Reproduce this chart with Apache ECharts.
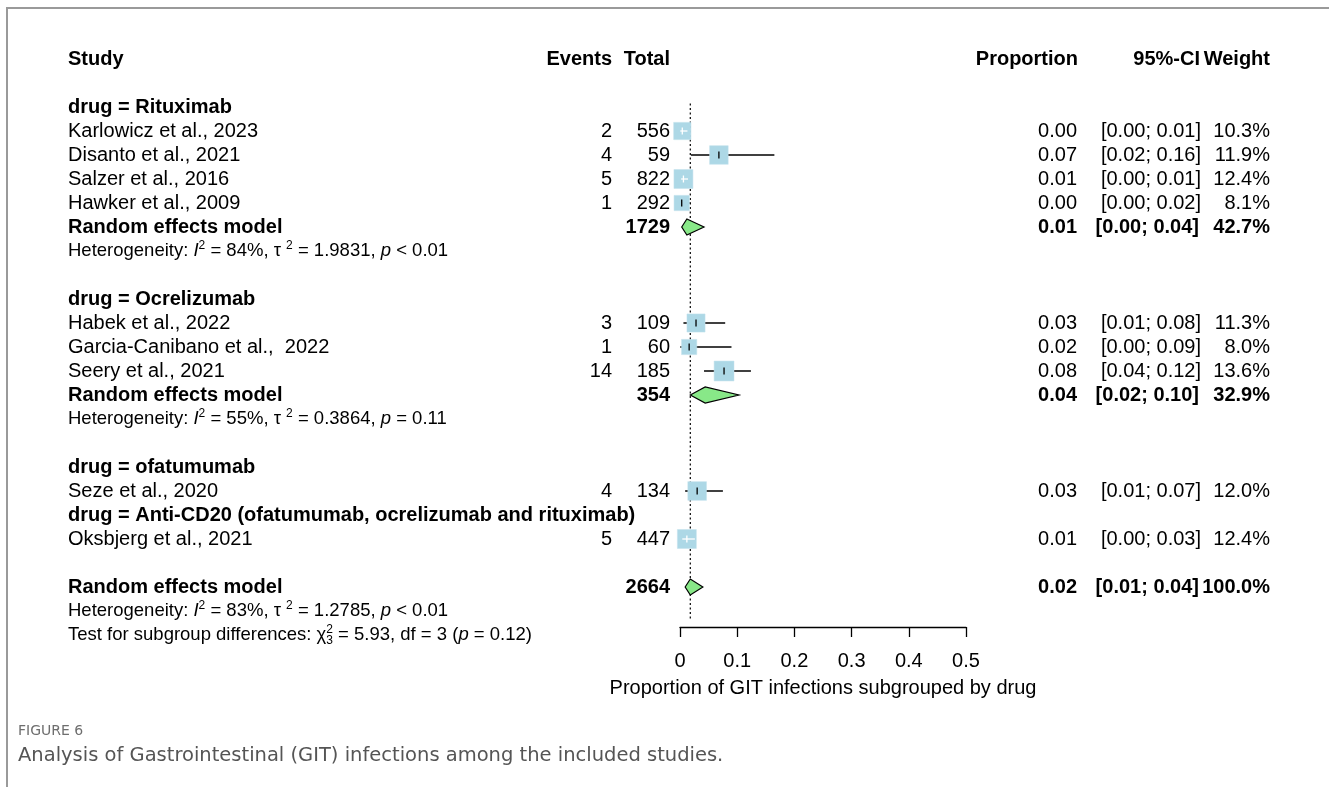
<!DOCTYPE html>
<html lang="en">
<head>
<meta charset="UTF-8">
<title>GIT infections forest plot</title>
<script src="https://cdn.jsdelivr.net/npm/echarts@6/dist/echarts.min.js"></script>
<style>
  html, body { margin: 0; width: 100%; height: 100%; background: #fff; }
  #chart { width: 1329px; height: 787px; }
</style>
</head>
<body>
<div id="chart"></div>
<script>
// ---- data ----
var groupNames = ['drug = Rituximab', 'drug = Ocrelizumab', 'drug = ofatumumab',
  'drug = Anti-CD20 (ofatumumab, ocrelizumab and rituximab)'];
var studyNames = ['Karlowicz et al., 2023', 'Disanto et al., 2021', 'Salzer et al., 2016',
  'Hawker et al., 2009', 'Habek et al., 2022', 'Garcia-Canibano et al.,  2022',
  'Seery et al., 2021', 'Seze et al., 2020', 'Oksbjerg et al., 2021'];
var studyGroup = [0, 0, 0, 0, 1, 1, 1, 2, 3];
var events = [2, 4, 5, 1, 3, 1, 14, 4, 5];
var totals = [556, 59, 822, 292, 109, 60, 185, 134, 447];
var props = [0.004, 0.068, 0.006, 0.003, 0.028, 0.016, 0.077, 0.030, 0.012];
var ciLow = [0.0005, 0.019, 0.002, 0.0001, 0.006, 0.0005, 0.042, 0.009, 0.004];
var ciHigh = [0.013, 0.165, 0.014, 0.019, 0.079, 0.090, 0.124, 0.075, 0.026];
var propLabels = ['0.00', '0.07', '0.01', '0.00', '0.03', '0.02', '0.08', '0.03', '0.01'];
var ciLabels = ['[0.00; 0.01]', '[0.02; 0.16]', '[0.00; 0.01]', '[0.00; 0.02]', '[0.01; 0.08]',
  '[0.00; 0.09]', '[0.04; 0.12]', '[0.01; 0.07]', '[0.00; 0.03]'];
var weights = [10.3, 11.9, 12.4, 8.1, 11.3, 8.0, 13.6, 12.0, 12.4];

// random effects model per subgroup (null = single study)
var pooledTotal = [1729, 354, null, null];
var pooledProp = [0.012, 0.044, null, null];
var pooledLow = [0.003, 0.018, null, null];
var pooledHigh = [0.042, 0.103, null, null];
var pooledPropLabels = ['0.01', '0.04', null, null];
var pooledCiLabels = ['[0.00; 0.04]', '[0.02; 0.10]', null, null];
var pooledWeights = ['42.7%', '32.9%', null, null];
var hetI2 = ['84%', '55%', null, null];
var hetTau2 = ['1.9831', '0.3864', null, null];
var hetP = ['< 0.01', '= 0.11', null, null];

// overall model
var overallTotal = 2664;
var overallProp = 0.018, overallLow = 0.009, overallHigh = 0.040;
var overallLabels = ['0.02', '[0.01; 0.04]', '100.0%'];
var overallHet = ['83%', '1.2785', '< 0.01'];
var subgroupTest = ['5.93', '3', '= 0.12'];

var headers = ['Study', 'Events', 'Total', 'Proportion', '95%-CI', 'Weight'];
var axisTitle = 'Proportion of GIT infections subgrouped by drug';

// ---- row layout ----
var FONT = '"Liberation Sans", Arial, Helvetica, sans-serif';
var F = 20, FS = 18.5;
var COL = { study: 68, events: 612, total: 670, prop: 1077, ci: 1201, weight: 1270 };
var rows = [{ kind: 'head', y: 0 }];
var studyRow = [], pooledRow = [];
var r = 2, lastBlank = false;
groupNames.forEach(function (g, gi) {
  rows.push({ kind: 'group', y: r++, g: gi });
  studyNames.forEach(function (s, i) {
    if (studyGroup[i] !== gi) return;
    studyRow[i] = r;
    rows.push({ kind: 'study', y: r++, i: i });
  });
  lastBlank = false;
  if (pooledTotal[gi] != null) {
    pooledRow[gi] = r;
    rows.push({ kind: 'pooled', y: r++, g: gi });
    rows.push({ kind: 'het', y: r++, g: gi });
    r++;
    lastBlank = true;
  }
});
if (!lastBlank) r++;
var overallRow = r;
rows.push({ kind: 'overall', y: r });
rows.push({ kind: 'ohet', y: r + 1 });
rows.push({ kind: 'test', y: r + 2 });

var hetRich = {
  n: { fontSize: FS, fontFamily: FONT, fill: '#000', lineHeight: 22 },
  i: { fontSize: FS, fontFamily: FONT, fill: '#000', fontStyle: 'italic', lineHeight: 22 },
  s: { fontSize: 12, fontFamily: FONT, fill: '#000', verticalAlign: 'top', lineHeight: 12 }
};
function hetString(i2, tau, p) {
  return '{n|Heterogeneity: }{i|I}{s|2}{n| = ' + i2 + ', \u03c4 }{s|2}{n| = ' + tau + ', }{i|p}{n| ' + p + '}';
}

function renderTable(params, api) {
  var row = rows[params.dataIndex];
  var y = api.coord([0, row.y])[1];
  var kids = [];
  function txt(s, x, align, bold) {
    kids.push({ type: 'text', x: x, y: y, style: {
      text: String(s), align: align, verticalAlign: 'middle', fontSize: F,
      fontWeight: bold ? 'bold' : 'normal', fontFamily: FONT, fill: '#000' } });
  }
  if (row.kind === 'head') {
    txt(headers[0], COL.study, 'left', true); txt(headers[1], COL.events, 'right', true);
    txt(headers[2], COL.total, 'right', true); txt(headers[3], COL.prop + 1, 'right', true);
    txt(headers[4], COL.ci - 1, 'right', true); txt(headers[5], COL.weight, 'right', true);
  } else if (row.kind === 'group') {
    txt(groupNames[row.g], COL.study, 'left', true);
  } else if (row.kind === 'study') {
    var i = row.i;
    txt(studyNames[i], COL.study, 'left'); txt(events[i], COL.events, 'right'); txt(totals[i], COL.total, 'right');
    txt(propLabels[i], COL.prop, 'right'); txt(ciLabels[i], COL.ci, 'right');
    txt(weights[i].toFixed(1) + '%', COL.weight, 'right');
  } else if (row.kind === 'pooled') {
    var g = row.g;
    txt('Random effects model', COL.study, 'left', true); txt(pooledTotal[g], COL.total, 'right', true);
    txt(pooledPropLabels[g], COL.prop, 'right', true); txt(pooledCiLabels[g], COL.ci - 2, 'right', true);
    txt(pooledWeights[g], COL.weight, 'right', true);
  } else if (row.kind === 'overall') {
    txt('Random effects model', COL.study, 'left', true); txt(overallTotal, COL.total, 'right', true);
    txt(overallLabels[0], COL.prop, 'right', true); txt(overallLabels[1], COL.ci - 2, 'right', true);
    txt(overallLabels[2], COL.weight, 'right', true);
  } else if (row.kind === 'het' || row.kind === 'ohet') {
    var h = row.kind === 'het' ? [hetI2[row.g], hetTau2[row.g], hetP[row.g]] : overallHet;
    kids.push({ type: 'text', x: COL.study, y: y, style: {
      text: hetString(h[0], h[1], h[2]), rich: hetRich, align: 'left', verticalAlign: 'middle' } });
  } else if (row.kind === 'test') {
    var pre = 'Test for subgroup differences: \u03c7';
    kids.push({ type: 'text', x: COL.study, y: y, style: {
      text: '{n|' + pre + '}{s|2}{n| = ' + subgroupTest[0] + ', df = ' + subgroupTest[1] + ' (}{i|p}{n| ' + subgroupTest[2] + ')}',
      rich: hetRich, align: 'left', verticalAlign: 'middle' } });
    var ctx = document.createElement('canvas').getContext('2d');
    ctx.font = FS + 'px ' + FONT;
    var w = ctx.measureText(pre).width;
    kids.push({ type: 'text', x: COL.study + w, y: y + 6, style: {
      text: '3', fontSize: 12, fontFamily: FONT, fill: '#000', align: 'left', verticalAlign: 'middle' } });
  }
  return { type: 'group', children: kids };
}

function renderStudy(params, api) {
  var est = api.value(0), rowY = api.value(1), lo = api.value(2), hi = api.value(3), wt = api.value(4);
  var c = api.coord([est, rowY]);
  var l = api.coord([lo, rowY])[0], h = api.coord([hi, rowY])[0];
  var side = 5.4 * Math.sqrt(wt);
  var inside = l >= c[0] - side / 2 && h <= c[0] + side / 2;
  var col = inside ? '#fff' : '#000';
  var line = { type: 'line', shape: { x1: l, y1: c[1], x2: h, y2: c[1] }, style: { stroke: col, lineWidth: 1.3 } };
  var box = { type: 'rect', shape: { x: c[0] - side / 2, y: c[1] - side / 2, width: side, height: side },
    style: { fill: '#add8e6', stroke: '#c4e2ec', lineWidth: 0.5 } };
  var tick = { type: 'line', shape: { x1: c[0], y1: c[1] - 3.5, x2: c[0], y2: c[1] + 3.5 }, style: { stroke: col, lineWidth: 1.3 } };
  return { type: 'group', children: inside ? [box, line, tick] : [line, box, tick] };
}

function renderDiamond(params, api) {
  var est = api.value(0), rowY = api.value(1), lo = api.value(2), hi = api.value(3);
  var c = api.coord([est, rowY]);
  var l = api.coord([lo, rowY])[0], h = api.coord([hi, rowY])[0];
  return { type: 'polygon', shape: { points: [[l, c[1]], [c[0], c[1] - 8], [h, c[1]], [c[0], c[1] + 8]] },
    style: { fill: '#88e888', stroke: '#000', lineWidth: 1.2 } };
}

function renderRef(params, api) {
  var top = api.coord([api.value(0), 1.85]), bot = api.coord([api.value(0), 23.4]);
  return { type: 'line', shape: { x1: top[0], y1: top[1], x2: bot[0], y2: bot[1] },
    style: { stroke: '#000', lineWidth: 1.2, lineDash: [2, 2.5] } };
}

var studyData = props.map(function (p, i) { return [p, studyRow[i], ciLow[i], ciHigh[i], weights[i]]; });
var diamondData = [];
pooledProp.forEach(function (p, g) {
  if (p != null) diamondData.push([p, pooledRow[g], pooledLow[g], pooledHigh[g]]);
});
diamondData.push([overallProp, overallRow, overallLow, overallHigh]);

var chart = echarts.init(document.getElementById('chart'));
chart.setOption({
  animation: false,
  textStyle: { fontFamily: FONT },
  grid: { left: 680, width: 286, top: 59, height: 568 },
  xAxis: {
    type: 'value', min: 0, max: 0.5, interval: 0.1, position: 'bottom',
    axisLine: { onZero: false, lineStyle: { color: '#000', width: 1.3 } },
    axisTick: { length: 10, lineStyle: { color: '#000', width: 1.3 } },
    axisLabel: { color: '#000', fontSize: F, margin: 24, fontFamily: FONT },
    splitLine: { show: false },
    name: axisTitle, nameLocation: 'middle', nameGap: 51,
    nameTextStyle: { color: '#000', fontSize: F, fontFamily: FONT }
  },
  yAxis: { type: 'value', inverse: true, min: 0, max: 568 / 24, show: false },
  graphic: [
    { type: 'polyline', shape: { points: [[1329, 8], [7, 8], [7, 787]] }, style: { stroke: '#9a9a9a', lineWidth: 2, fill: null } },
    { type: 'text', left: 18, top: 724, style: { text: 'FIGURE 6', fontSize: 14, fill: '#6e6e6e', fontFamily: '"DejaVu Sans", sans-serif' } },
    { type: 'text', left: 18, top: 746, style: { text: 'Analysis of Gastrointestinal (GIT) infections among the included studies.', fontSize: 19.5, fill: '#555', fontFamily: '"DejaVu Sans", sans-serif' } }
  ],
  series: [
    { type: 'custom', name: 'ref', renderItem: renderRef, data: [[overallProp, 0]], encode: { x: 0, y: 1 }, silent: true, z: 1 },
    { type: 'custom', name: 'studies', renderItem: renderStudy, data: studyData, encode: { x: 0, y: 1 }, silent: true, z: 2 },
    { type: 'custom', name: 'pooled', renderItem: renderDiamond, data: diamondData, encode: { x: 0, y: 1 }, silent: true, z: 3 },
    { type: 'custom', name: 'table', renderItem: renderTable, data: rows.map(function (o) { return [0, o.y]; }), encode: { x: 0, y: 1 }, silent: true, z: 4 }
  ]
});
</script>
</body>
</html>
────
Reproduce only the lines from the beginning of the data through the line that contains "13.6, 12.0, 12.4];", both included, and please drop the pictures.

_RESPONSE TO THIS EXERCISE_
Reproduce this chart with Apache ECharts.
<!DOCTYPE html>
<html lang="en">
<head>
<meta charset="UTF-8">
<title>GIT infections forest plot</title>
<script src="https://cdn.jsdelivr.net/npm/echarts@6/dist/echarts.min.js"></script>
<style>
  html, body { margin: 0; width: 100%; height: 100%; background: #fff; }
  #chart { width: 1329px; height: 787px; }
</style>
</head>
<body>
<div id="chart"></div>
<script>
// ---- data ----
var groupNames = ['drug = Rituximab', 'drug = Ocrelizumab', 'drug = ofatumumab',
  'drug = Anti-CD20 (ofatumumab, ocrelizumab and rituximab)'];
var studyNames = ['Karlowicz et al., 2023', 'Disanto et al., 2021', 'Salzer et al., 2016',
  'Hawker et al., 2009', 'Habek et al., 2022', 'Garcia-Canibano et al.,  2022',
  'Seery et al., 2021', 'Seze et al., 2020', 'Oksbjerg et al., 2021'];
var studyGroup = [0, 0, 0, 0, 1, 1, 1, 2, 3];
var events = [2, 4, 5, 1, 3, 1, 14, 4, 5];
var totals = [556, 59, 822, 292, 109, 60, 185, 134, 447];
var props = [0.004, 0.068, 0.006, 0.003, 0.028, 0.016, 0.077, 0.030, 0.012];
var ciLow = [0.0005, 0.019, 0.002, 0.0001, 0.006, 0.0005, 0.042, 0.009, 0.004];
var ciHigh = [0.013, 0.165, 0.014, 0.019, 0.079, 0.090, 0.124, 0.075, 0.026];
var propLabels = ['0.00', '0.07', '0.01', '0.00', '0.03', '0.02', '0.08', '0.03', '0.01'];
var ciLabels = ['[0.00; 0.01]', '[0.02; 0.16]', '[0.00; 0.01]', '[0.00; 0.02]', '[0.01; 0.08]',
  '[0.00; 0.09]', '[0.04; 0.12]', '[0.01; 0.07]', '[0.00; 0.03]'];
var weights = [10.3, 11.9, 12.4, 8.1, 11.3, 8.0, 13.6, 12.0, 12.4];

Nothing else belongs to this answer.